Australian officials ban hunting saltwater crocodiles

The government on Thursday rejected a plan to allow trophy hunting of saltwater crocodiles in northern Australia despite two recent fatal attacks on divers.

Croc numbers have exploded in Australia since a 1971 federal ban on hunting the creatures.

Some northern Australians have called for a lifting of the ban after two men were killed by crocs in a span of five days last month while snorkeling in Northern Territory.

The Northern Territory government proposed allowing trophy hunters to annually shoot 25 crocodiles that are longer than 4 meters (13 feet) as a means of controlling their numbers and earning income for Aborigines who own much of the giant reptiles' habitat in the sparsely populated northern province.

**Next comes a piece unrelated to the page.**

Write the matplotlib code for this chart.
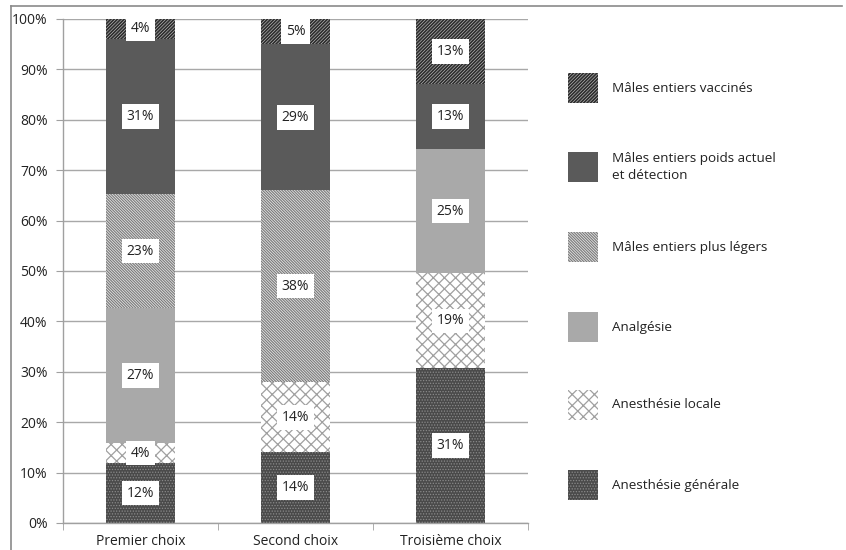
import matplotlib
matplotlib.use("Agg")
import matplotlib.pyplot as plt
from matplotlib.patches import Rectangle
from matplotlib.lines import Line2D
import numpy as np

categories = ["Premier choix", "Second choix", "Troisième choix"]
series_names = [
    "Anesthésie générale",
    "Anesthésie locale",
    "Analgésie",
    "Mâles entiers plus légers",
    "Mâles entiers poids actuel\net détection",
    "Mâles entiers vaccinés",
]
# percentages (bottom to top)
anesthesie_generale = [12, 14, 31]
anesthesie_locale = [4, 14, 19]
analgesie = [27, 0, 25]
plus_legers = [23, 38, 0]
poids_actuel = [31, 29, 13]
vaccines = [4, 5, 13]
series_values = [anesthesie_generale, anesthesie_locale, analgesie,
                 plus_legers, poids_actuel, vaccines]
ytick_labels = ["0%", "10%", "20%", "30%", "40%", "50%", "60%", "70%", "80%", "90%", "100%"]

styles = [
    dict(face="#4a4a4a", hatch="......", hcol="#8a8a8a", hlw=0.6),
    dict(face="#ffffff", hatch="xxx", hcol="#a0a0a0", hlw=0.9),
    dict(face="#a9a9a9", hatch=None, hcol="#a9a9a9", hlw=0.5),
    dict(face="#e4e4e4", hatch="\\" * 12, hcol="#7a7a7a", hlw=0.8),
    dict(face="#5a5a5a", hatch=None, hcol="#5a5a5a", hlw=0.5),
    dict(face="#d0d0d0", hatch="/" * 10, hcol="#2e2e2e", hlw=1.3),
]

plt.rcParams["font.family"] = ["Open Sans", "DejaVu Sans"]

fig = plt.figure(figsize=(8.46, 5.5), dpi=100)
ax = fig.add_axes([63 / 846, 1 - 523 / 550, (528 - 63) / 846, (523 - 19) / 550])

vals = np.array(series_values, dtype=float)
totals = vals.sum(axis=0)
pct = vals / totals * 100
x = np.arange(len(categories))
width = 0.45
bottom = np.zeros(len(categories))

def style_patch(p, st):
    p.set_facecolor(st["face"])
    p.set_edgecolor(st["hcol"])
    p.set_linewidth(0)
    if st["hatch"]:
        p.set_hatch(st["hatch"])
        try:
            p.set_hatch_linewidth(st["hlw"])
        except Exception:
            pass

for i, st in enumerate(styles):
    bars = ax.bar(x, pct[i], width, bottom=bottom, zorder=2)
    for b in bars:
        style_patch(b, st)
    for j in range(len(categories)):
        if vals[i, j] > 0:
            ax.text(x[j], bottom[j] + pct[i, j] / 2, f"{int(vals[i, j])}%",
                    ha="center", va="center", fontsize=10, color="#222222",
                    family=["Open Sans", "DejaVu Sans"], zorder=4,
                    bbox=dict(facecolor="white", edgecolor="none", pad=3.5))
    bottom += pct[i]

ax.set_xlim(-0.5, len(categories) - 0.5)
ax.set_ylim(0, 100)
ax.set_yticks(np.arange(0, 101, 10))
ax.set_yticklabels(ytick_labels, fontsize=10, color="#222222")
ax.set_xticks(x)
ax.set_xticklabels(categories, fontsize=10, color="#222222")
ax.set_xticks(np.arange(-0.5, len(categories), 1), minor=True)
ax.tick_params(axis="x", which="major", length=0, pad=8)
ax.tick_params(axis="x", which="minor", length=5, color="#a0a0a0", direction="out")
ax.tick_params(axis="y", length=5, color="#a0a0a0", pad=6)
ax.yaxis.grid(True, color="#a8a8a8", linewidth=1.0, zorder=0)
ax.set_axisbelow(True)
for s in ["top", "right"]:
    ax.spines[s].set_visible(False)
for s in ["left", "bottom"]:
    ax.spines[s].set_color("#a0a0a0")
    ax.spines[s].set_linewidth(1.0)

# legend drawn manually (top to bottom: reverse stack order)
leg_centers = [485, 405, 327, 247, 167, 88]
for i, st in enumerate(styles):
    yc = leg_centers[i]
    r = Rectangle((568 / 846, 1 - (yc + 15) / 550), 30 / 846, 30 / 550,
                  transform=fig.transFigure, figure=fig)
    style_patch(r, st)
    fig.patches.append(r)
    fig.text(612 / 846, 1 - yc / 550, series_names[i], ha="left", va="center",
             fontsize=9.7, color="#222222", linespacing=1.35)

# figure frame (top and left)
fig.add_artist(Line2D([11 / 846, 842 / 846], [1 - 6 / 550, 1 - 6 / 550],
                      transform=fig.transFigure, color="#8a8a8a", linewidth=1.2))
fig.add_artist(Line2D([11 / 846, 11 / 846], [0, 1 - 6 / 550],
                      transform=fig.transFigure, color="#8a8a8a", linewidth=1.2))

fig.savefig("out.png", dpi=100)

The proposal was backed by international croc experts but opposed by animal welfare organizations who regarded it as cruel.

Federal Environment Minister Ian Campbell announced Thursday he had ruled out allowing trophy hunting.

Campbell said it would have been difficult to achieve humane recreational hunting.

"The problem is, if you've got an amateur shooter traveling from overseas to Australia shooting a crocodile from 50 yards, they're very hard to shoot in a humane way where you can guarantee a kill with a first shot," he told Nine Network television, reports the AP. I.L.